Samenvatting voor NASK 2 - De bouw van stoffen


Atomen

Atomen zijn de kleinste deeltjes van een element en elk element heeft zijn eigen unieke soort atomen. Atomen kunnen samen bij elkaar komen en zich met elkaar verbinden. Atomen vormen dan samen een molecuul. Dat werkt zo: Stel we hebben twee zuurstofatomen, deze twee zuurstofatomen kunnen zich met elkaar binden, waardoor we twee zuurstofatomen aan elkaar krijgen. En deze twee zuurstofatomen vormen samen een zuurstofmolecuul. 


Ionen

Moleculen bestaan niet altijd uit atomen. Moleculen kunnen namelijk ook opgebouwd zijn uit ionen. Ionen zijn de geladen versies van atomen. Stel we hebben een natriumatoom, de geladen versie daarvan is Na+. Dus het natriumatoom krijgt een lading, namelijk een positieve lading, vandaar het + je en dan is het dus een Natrium-ion.
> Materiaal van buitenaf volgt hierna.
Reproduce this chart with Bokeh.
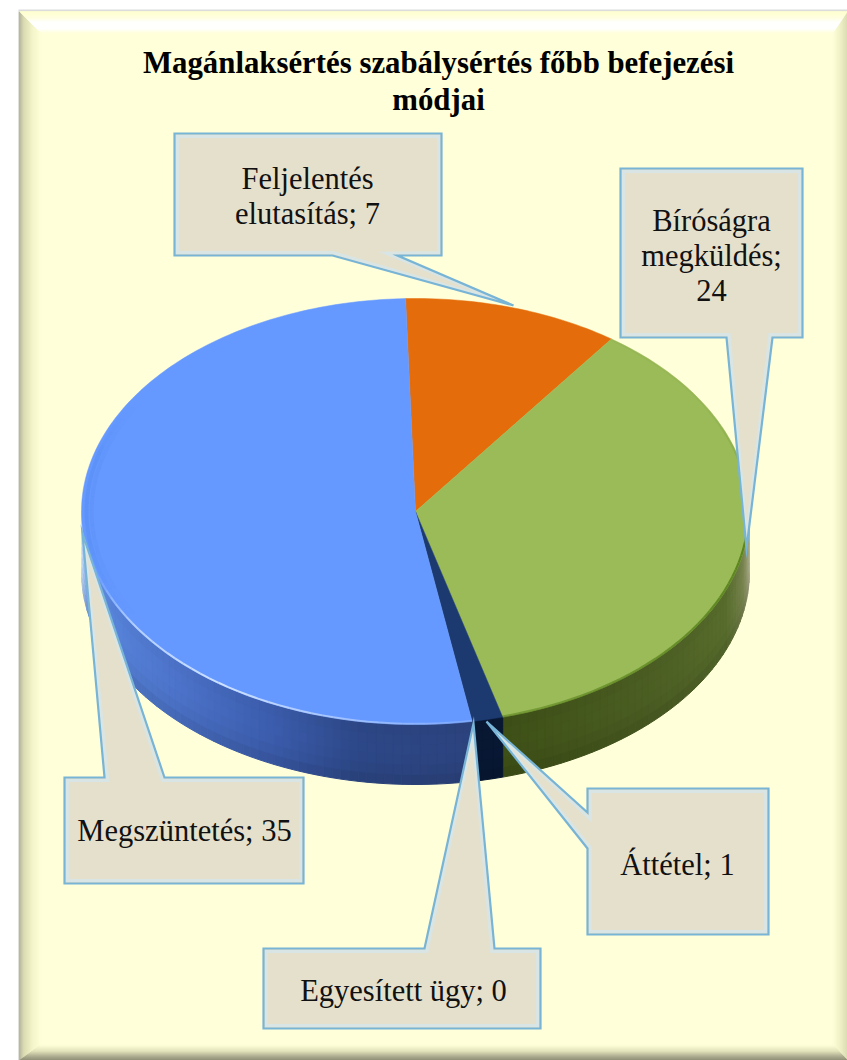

Hetzelfde kan gebeuren met chlooratoom Cl. Een chlooratoom kan ook een ion worden, de geladen versie van een chlooratoom Cl is Cl-. Het chlooratoom krijgt dan een negatieve lading, vandaar het minteken.


En daarom wordt het een Cl- of chloride - ion. Deze ionen kunnen net als atomen dan met elkaar verbinden. Het natriumion Na+ kan bijvoorbeeld verbinden met het chloride-ion Cl-. Als dat gebeurt ontstaat natriumchloride. Dus als één natrium ion Na+ zich verbindt met één chloride-ion Cl-. Dan ontstaat één natriumchloride molecuul, NaCl. Dus dat is hoe moleculen ook weer opgebouwd kunnen zijn uit ionen.


Watermoleculen

Een ander voorbeeld is een watermolecuul. Als twee waterstofatomen en één zuurstofatoom zich met elkaar verbinden. Dan ontstaat er een watermolecuul.

Een watermolecuul is ontzettend klein, maar het is wel al echt een stukje water. Hoe meer watermoleculen je samen hebt, hoe meer water je hebt. Om water een beetje zichtbaar te maken heb je heel veel watermoleculen nodig. In een druppel water zitten namelijk al miljarden watermoleculen.